There are several ways the incorporation committee could begin to evaluate the public's interest in the movement. The most time-consuming and work-intensive also may be the most reliable and familiar: a petition. The group has plenty of time because incorporation has been debated in Spring Hill for much of the past two decades, as well as put to a referendum twice. Lacking a sense of urgency should work in the committee's favor.

If the petition method is used, committee members should be careful how the question is worded so as to not taint the outcome. The question should merely ask residents (whose residence in the county can be verified) whether they support the commission spending a set amount of public funds to thoroughly investigate the advantages and disadvantages of incorporation. Before that process begins, however, the County Commission and the incorporation committee should agree on the number of signatures needed to meet the threshold of sufficient public interest.

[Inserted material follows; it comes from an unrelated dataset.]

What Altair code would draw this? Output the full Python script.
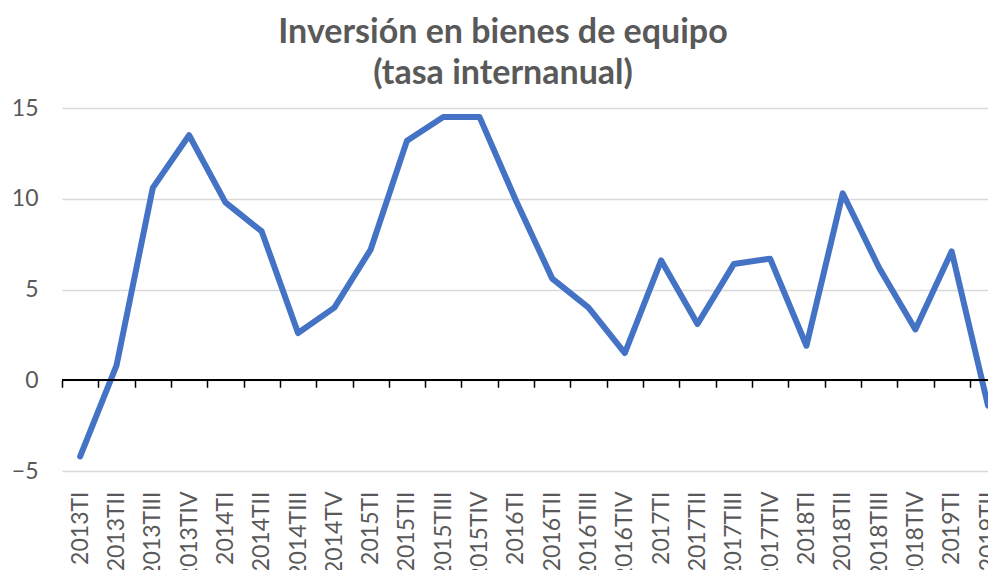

Another approach the group should consider is forming a political action committee and privately raising at least part of the money for a study. If that was successful, the commission should match the amount raised.

In any event, the incorporation committee has plenty of work to do. Testing the waters with the County Commission is a good first step, and we encourage the group to continue its efforts.

The growth of the county and its government's ability to continue to provide city-like services to such a sprawling and populated area dictate the need to resurrect the debate on Spring Hill incorporation.